**AVAILABLE RECORDS:**
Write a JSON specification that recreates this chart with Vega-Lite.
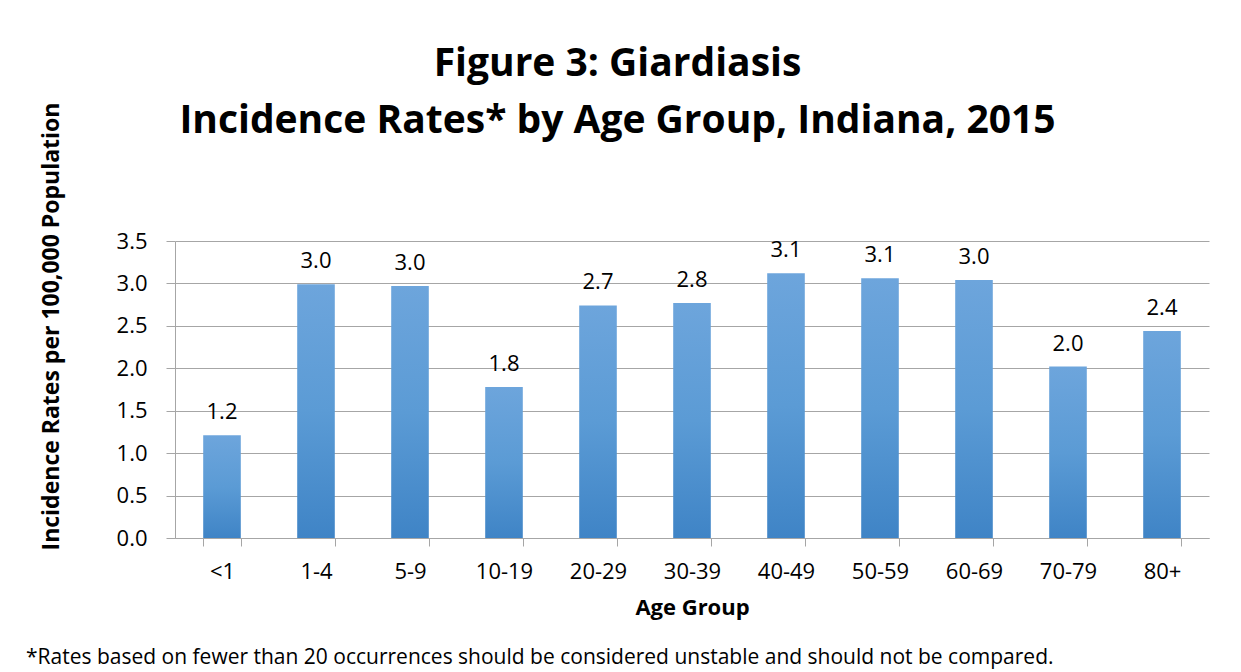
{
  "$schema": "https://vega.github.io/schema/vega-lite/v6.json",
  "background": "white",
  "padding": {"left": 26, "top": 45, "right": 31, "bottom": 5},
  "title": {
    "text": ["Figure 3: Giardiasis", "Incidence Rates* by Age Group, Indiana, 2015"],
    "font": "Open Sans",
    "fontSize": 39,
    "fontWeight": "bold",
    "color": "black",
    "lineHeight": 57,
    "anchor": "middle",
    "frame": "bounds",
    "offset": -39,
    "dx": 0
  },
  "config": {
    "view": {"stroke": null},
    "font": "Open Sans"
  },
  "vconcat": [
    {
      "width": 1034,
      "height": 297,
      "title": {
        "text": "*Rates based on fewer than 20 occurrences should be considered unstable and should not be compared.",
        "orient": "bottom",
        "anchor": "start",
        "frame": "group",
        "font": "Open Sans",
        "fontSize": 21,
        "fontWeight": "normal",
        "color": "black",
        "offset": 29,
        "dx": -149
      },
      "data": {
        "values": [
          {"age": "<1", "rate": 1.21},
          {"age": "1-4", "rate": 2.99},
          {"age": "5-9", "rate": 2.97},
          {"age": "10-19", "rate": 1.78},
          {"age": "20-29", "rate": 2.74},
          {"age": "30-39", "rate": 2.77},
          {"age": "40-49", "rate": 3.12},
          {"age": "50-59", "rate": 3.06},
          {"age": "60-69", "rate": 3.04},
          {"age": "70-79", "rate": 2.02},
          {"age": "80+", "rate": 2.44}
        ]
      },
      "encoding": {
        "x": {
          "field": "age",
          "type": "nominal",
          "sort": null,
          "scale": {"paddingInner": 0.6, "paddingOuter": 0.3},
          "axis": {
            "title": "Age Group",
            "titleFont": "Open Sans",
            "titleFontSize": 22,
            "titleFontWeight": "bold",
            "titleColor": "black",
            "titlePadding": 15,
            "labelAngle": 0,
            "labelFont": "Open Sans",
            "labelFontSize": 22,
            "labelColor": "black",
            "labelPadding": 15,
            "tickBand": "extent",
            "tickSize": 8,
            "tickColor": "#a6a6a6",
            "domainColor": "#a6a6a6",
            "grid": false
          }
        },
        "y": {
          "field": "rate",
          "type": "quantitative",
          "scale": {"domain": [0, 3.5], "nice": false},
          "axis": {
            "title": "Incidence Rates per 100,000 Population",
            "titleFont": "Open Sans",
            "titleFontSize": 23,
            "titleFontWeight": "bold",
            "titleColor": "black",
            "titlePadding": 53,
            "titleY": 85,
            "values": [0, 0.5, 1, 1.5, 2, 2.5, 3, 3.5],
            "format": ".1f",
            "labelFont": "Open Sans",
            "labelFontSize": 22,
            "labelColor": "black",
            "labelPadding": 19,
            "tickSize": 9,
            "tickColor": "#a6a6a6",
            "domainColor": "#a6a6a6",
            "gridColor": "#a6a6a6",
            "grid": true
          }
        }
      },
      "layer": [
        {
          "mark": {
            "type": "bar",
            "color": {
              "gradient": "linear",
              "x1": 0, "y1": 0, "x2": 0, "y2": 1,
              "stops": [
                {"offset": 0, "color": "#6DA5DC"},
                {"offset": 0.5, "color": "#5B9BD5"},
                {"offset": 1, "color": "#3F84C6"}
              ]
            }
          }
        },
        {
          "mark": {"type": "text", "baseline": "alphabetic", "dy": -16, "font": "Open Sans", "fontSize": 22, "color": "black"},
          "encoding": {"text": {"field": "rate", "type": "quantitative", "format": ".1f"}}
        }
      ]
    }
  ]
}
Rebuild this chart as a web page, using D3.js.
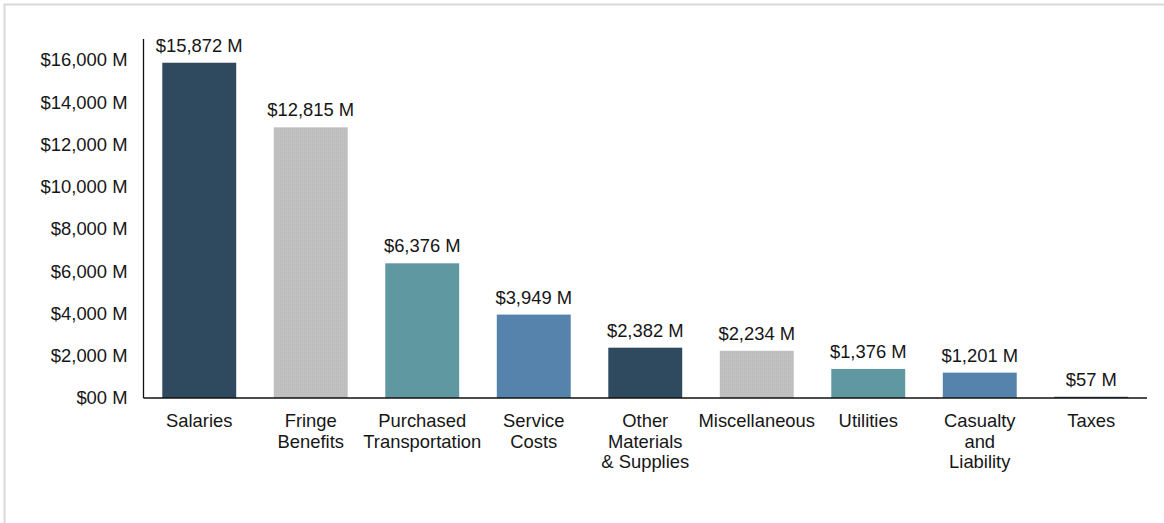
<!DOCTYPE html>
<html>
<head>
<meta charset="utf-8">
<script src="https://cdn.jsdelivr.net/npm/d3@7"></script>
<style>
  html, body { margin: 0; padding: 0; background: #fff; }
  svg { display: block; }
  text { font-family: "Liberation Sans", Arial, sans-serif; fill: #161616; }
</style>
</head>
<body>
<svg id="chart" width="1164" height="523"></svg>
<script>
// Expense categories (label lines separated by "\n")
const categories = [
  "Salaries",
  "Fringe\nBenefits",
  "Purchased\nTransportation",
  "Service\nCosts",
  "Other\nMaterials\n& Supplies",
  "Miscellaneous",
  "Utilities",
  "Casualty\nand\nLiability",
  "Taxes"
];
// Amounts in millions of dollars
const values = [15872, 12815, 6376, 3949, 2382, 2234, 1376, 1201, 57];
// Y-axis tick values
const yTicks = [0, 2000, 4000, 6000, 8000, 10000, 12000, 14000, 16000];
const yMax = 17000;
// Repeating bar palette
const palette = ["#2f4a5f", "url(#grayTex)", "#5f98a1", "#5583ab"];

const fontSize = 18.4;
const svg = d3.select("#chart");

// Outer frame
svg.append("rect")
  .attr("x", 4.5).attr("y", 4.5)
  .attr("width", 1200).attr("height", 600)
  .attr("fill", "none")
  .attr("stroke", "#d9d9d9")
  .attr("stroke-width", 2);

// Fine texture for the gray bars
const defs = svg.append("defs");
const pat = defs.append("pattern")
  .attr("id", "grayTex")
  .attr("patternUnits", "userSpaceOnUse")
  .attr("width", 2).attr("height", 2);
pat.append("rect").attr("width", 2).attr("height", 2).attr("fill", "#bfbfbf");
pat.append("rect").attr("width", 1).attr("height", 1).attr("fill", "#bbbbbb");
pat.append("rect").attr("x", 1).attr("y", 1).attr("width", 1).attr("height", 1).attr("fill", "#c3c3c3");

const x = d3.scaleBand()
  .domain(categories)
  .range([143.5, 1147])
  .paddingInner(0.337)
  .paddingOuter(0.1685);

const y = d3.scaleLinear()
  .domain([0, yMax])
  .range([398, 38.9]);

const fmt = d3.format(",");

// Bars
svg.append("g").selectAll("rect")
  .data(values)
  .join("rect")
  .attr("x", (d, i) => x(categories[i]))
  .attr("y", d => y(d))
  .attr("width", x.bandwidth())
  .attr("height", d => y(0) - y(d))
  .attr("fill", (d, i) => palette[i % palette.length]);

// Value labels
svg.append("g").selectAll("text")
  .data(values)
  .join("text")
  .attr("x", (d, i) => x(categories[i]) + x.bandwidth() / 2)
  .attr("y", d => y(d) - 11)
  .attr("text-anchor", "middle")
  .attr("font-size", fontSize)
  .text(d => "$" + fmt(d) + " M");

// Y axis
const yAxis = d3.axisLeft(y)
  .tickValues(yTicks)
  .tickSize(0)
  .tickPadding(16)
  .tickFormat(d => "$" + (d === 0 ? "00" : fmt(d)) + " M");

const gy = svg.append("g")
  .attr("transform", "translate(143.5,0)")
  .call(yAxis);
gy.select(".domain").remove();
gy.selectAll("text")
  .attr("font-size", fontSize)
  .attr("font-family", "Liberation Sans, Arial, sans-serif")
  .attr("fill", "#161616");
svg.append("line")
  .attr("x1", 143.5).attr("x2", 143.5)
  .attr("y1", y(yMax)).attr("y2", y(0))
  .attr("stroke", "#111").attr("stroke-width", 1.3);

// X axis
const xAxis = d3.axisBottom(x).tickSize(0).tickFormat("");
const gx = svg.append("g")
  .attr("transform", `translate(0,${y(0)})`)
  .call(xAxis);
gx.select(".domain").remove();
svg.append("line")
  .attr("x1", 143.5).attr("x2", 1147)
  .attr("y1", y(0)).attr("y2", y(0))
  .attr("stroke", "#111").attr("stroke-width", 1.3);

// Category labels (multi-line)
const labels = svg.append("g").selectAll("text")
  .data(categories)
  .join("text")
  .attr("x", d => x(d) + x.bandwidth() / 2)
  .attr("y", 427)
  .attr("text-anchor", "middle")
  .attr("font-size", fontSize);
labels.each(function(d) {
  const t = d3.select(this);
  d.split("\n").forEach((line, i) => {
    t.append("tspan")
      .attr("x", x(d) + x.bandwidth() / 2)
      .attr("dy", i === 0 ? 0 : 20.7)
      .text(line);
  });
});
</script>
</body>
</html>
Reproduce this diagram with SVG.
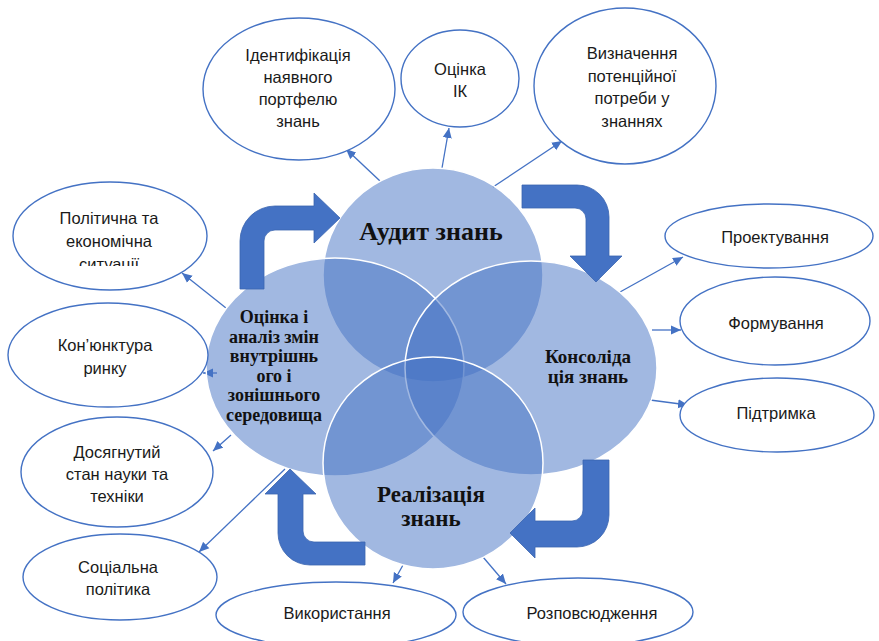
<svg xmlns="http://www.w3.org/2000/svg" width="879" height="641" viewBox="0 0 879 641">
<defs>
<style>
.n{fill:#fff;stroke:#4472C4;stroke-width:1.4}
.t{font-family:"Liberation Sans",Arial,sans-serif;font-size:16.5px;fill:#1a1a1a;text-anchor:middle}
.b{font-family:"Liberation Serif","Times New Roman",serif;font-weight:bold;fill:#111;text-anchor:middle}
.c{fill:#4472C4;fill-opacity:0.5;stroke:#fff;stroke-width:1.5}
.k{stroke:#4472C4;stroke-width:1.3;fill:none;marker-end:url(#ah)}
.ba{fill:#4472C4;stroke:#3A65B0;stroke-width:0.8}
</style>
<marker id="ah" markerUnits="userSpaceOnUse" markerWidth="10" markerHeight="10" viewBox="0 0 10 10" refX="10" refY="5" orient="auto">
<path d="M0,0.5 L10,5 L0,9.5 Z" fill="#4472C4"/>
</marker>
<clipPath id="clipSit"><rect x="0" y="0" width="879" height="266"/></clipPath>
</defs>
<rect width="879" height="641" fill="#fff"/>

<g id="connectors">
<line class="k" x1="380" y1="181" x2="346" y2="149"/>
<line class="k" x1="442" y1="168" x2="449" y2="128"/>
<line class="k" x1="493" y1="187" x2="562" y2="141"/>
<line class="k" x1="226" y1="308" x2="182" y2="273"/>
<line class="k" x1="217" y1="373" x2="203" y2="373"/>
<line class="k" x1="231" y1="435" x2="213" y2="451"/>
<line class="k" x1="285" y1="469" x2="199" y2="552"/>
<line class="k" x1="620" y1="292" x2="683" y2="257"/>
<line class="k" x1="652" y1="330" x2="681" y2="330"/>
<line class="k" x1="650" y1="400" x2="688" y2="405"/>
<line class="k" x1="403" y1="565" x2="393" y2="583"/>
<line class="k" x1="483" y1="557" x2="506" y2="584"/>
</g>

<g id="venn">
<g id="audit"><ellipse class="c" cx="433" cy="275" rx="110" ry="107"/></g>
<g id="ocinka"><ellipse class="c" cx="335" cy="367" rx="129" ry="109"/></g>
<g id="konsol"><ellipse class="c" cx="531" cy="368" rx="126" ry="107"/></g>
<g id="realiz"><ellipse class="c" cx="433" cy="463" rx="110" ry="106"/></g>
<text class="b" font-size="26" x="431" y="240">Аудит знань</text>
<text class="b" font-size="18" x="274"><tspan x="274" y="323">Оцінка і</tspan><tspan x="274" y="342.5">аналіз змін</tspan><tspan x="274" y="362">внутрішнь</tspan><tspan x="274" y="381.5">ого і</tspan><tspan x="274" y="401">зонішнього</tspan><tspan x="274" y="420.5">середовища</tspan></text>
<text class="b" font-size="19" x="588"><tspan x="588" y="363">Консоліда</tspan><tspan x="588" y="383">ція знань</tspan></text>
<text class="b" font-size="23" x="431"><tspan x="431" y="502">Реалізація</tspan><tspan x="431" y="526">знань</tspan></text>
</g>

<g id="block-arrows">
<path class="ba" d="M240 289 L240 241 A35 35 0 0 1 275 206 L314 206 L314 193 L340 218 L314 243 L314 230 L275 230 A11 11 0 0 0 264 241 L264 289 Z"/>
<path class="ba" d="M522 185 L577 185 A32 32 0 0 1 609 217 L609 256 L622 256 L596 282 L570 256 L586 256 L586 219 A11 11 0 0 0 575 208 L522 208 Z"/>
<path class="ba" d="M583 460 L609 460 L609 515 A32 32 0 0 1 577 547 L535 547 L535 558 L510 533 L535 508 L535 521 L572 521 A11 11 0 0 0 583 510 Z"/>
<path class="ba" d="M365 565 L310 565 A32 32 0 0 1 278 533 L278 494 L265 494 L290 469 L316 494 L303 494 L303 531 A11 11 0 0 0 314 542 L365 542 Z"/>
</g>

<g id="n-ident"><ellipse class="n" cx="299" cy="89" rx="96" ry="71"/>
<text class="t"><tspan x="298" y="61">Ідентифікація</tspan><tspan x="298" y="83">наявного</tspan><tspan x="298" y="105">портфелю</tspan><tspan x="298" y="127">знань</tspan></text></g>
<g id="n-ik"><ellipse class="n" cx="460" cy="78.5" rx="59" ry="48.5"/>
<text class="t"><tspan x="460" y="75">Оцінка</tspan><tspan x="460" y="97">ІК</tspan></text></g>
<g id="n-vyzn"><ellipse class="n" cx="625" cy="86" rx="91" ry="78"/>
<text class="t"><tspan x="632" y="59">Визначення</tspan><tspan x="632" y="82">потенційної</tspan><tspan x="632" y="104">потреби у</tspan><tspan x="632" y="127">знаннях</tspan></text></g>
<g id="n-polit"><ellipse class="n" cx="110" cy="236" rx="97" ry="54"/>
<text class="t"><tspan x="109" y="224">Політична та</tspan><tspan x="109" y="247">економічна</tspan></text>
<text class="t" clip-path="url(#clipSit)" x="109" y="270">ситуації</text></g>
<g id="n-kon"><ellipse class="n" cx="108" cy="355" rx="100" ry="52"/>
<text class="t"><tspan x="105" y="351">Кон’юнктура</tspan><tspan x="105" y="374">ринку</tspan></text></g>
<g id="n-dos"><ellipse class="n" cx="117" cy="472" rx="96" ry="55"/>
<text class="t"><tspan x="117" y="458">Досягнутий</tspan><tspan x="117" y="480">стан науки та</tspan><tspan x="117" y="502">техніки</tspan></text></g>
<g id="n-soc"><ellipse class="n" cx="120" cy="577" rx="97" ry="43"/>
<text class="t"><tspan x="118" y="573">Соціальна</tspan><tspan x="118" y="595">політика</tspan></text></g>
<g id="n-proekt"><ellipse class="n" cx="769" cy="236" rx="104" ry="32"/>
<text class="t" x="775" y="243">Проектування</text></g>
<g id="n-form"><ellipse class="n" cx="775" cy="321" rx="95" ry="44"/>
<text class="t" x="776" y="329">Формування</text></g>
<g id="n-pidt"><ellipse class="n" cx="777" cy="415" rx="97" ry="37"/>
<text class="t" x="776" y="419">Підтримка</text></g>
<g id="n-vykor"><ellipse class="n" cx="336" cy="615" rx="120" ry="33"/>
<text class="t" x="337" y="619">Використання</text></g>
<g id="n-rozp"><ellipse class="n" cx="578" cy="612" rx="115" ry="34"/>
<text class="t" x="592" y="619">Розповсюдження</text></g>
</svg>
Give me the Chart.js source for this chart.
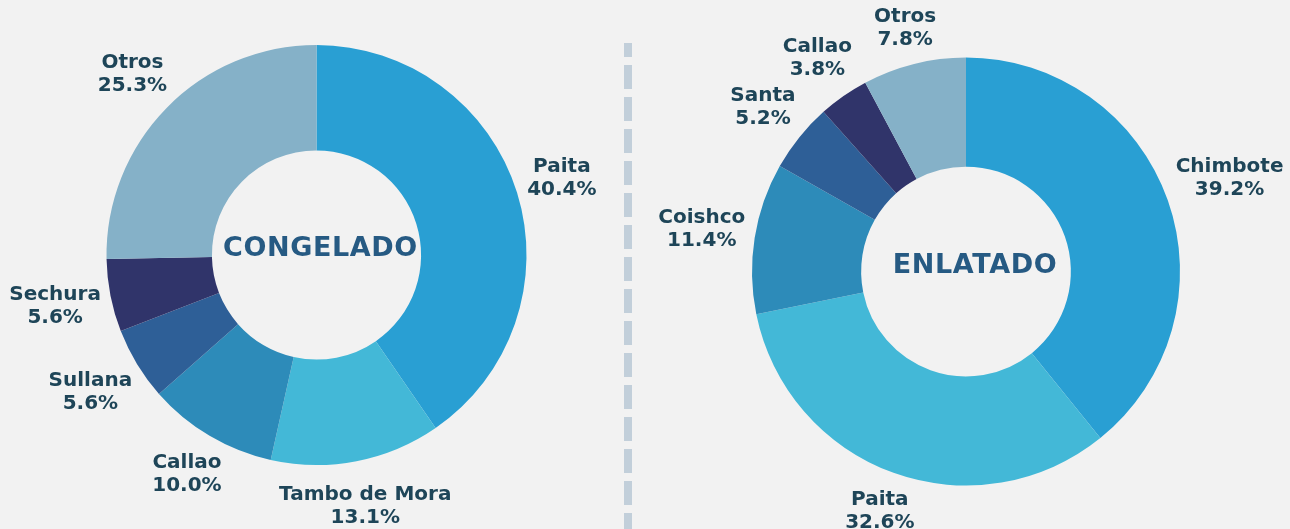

**WHAT NEEDS TO BE DONE:** Check all the records above and select each line where the string "this" is found.

**FINISHED TASK:**
Write a JSON specification that recreates this chart with Vega-Lite.
Rebuild this chart as a web page, using D3.js.
  const t = d3.select(this);
Reproduce this diagram with SVG.
Give me the Chart.js source for this chart.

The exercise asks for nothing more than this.